Хотя Тургенев старался быть беспристрастным к «нигилистам», роман вызвал бурю. Уже не было в «Современнике» Чернышевского и Добролюбова, но заменившие их «семинаристы» в лице Антоновича шумно бранили Тургенева за «чистую клевету на литературное направление», что окончательно поссорило романиста с Некрасовым. Антонович подхватил упомянутое Тургеневым слово «нигилист» и пустил его в оборот. Салтыков-Щедрин трактовал Базарова как «хвастунишку и болтунишку, да вдобавок еще из проходимцев». Писареву Базаров представился блестящим художественным воплощением лучших стремлений и симпатий молодого поколения.

В письме к жене в декабре 1872 года Алексей Толстой сообщал, что перечитывает «Отцов и детей».

«Я не могу сказать тебе, с каким неожиданным удовольствием я это читаю.

Какие звери - те, которые обиделись на Базарова!

Они должны были бы поставить свечку Тургеневу за то, что он выставил их в таком прекрасном виде. Если бы я встретился с Базаровым, я уверен, что мы стали бы друзьями, несмотря на то, что мы продолжали бы спорить».

Это письмо многое раскрывает в очень своеобразном и сложном характере Алексея Константиновича Толстого.
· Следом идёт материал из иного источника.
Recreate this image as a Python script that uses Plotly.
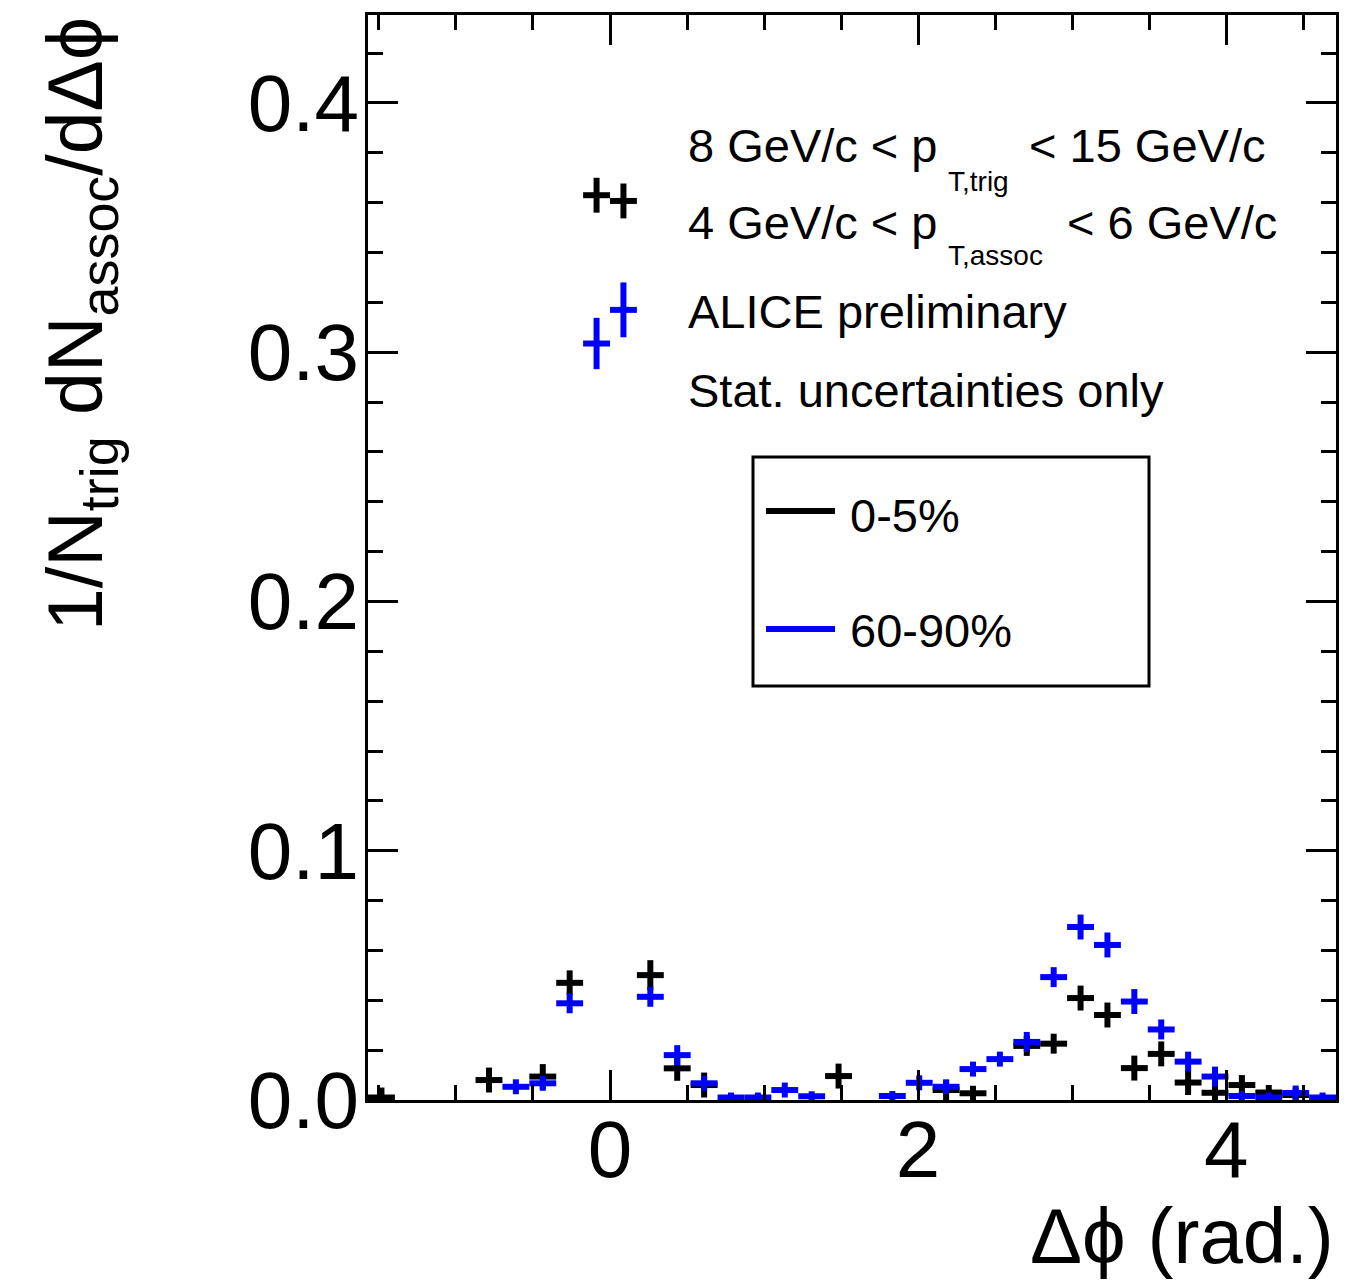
import numpy as np
import plotly.graph_objects as go

# Δϕ binning: 36 bins spanning -π/2 .. 3π/2
N_BINS = 36
PHI_MIN, PHI_MAX = -np.pi / 2, 3 * np.pi / 2
bin_width = (PHI_MAX - PHI_MIN) / N_BINS
dphi = PHI_MIN + (np.arange(N_BINS) + 0.5) * bin_width

# per-trigger associated yield, 0-5% centrality (None = bin not shown)
yield_0_5 = [0.001, None, None, None, 0.008, None, 0.0094, 0.047,
             0.363, 0.3607, 0.0501, 0.0127, 0.006, None, None, None,
             None, 0.0096, None, None, None, 0.004, 0.0027, None,
             0.0217, 0.0226, 0.0409, 0.0341, 0.0128, 0.0185, 0.0070, 0.0029,
             0.006, 0.003, 0.002, None]
err_0_5 = [0.004, 0, 0, 0, 0.005, 0, 0.005, 0.005,
           0.007, 0.007, 0.006, 0.005, 0.005, 0, 0, 0,
           0, 0.005, 0, 0, 0, 0.004, 0.003, 0,
           0.004, 0.004, 0.005, 0.005, 0.005, 0.005, 0.005, 0.004,
           0.004, 0.003, 0.003, 0]

# per-trigger associated yield, 60-90% centrality
yield_60_90 = [None, None, None, None, None, 0.0053, 0.0067, 0.0388,
               0.3035, 0.317, 0.0414, 0.018, 0.0067, 0.001, 0.001, 0.004,
               0.0015, None, None, 0.0016, 0.0069, 0.0053, 0.0124, 0.0164,
               0.0233, 0.0493, 0.0694, 0.0622, 0.0395, 0.0283, 0.0154, 0.0094,
               0.0016, 0.001, 0.0028, 0.001]
err_60_90 = [0, 0, 0, 0, 0, 0.003, 0.003, 0.004,
             0.0103, 0.011, 0.004, 0.004, 0.003, 0.002, 0.002, 0.003,
             0.002, 0, 0, 0.002, 0.003, 0.003, 0.003, 0.003,
             0.004, 0.004, 0.005, 0.005, 0.005, 0.004, 0.004, 0.004,
             0.002, 0.002, 0.003, 0.002]

centralities = ["0-5%", "60-90%"]
colors = ["#000000", "#0000ff"]

FONT = "Liberation Sans, Arial, Helvetica, sans-serif"

fig = go.Figure()
for vals, errs, color in [(yield_0_5, err_0_5, colors[0]),
                          (yield_60_90, err_60_90, colors[1])]:
    fig.add_trace(go.Scatter(
        x=dphi, y=vals, mode="markers",
        marker=dict(size=0, color=color),
        error_x=dict(type="constant", value=bin_width / 2, width=0,
                     thickness=6, color=color),
        error_y=dict(type="data", array=errs, width=0,
                     thickness=6, color=color),
        showlegend=False, hoverinfo="skip",
    ))

# plot-area geometry in pixels (used to place free text and the legend box)
L, R, T, B = 368, 1336, 15, 1100


def px(x):
    return (x - L) / (R - L)


def py(y):
    return (B - y) / (B - T)


axis_common = dict(
    ticks="inside", ticklen=30, tickwidth=3, tickcolor="black",
    showline=True, linewidth=3, linecolor="black", mirror="ticks",
    showgrid=False, zeroline=False,
    tickfont=dict(family=FONT, size=80, color="black"),
)

fig.update_layout(
    width=1356, height=1283,
    margin=dict(l=L, r=1356 - R, t=T, b=1283 - B),
    paper_bgcolor="white", plot_bgcolor="white",
    xaxis=dict(range=[PHI_MIN, PHI_MAX], tick0=0, dtick=2,
               minor=dict(tick0=0, dtick=0.5, ticks="inside", ticklen=15,
                          tickwidth=3, tickcolor="black"),
               ticklabelstandoff=-22,
               **axis_common),
    yaxis=dict(range=[0, 0.4353], tick0=0, dtick=0.1, tickformat=".1f",
               minor=dict(tick0=0, dtick=0.02, ticks="inside", ticklen=15,
                          tickwidth=3, tickcolor="black"),
               ticklabelstandoff=-10,
               **axis_common),
)

ann = []
txt = dict(family=FONT, size=47, color="black")
sub = dict(family=FONT, size=28, color="black")


def label(x, y, text, font, anchor="left"):
    ann.append(dict(x=px(x), y=py(y), xref="paper", yref="paper", text=text,
                    showarrow=False, xanchor=anchor, yanchor="middle",
                    font=font))


label(686, 145, "8 GeV/c < p", txt)
label(946, 181, "T,trig", sub)
label(1027, 145, "< 15 GeV/c", txt)
label(686, 222, "4 GeV/c < p", txt)
label(946, 255, "T,assoc", sub)
label(1065, 222, "< 6 GeV/c", txt)
label(686, 312, "ALICE preliminary", txt)
label(686, 391, "Stat. uncertainties only", txt)
label(848, 515, centralities[0], txt)
label(848, 630, centralities[1], txt)

# axis titles
ann.append(dict(x=px(1336), y=py(1236), xref="paper", yref="paper",
                text="Δϕ (rad.)", showarrow=False, xanchor="right",
                yanchor="middle", font=dict(family=FONT, size=78, color="black")))
ann.append(dict(x=px(80), y=py(15), xref="paper", yref="paper",
                text="1/N<sub>trig</sub> dN<sub>assoc</sub>/dΔϕ",
                textangle=-90, showarrow=False, xanchor="center",
                yanchor="top", font=dict(family=FONT, size=77, color="black")))

shapes = [
    dict(type="rect", xref="paper", yref="paper",
         x0=px(753), x1=px(1149), y0=py(686), y1=py(457),
         line=dict(color="black", width=3), fillcolor="white", layer="below"),
    dict(type="line", xref="paper", yref="paper",
         x0=px(766), x1=px(835), y0=py(511), y1=py(511),
         line=dict(color=colors[0], width=6)),
    dict(type="line", xref="paper", yref="paper",
         x0=px(766), x1=px(835), y0=py(629), y1=py(629),
         line=dict(color=colors[1], width=6)),
]

fig.update_layout(annotations=ann, shapes=shapes)
fig.write_html("out.html")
Вспомним, когда родилось его стихотворение «Пантелей-целитель», в котором он открыто заявил о своем неприязненном отношении к части русской журналистики.

Они звона не терпят гуслярного,
Подавай им товара базарного!
Все, чего им не взвесить, не смеряти,
Все, кричат они, надо похерити;
Только то, говорят, и действительно,
Что для нашего тела чувствительно...

Оно появилось в «Русском вестнике» в 1866 году. Но почему же не раньше?

Острое чувство справедливости заставило Толстого вступиться за Чернышевского перед самим царем. Он питал уважение к мужественной борьбе Добролюбова и Чернышевского.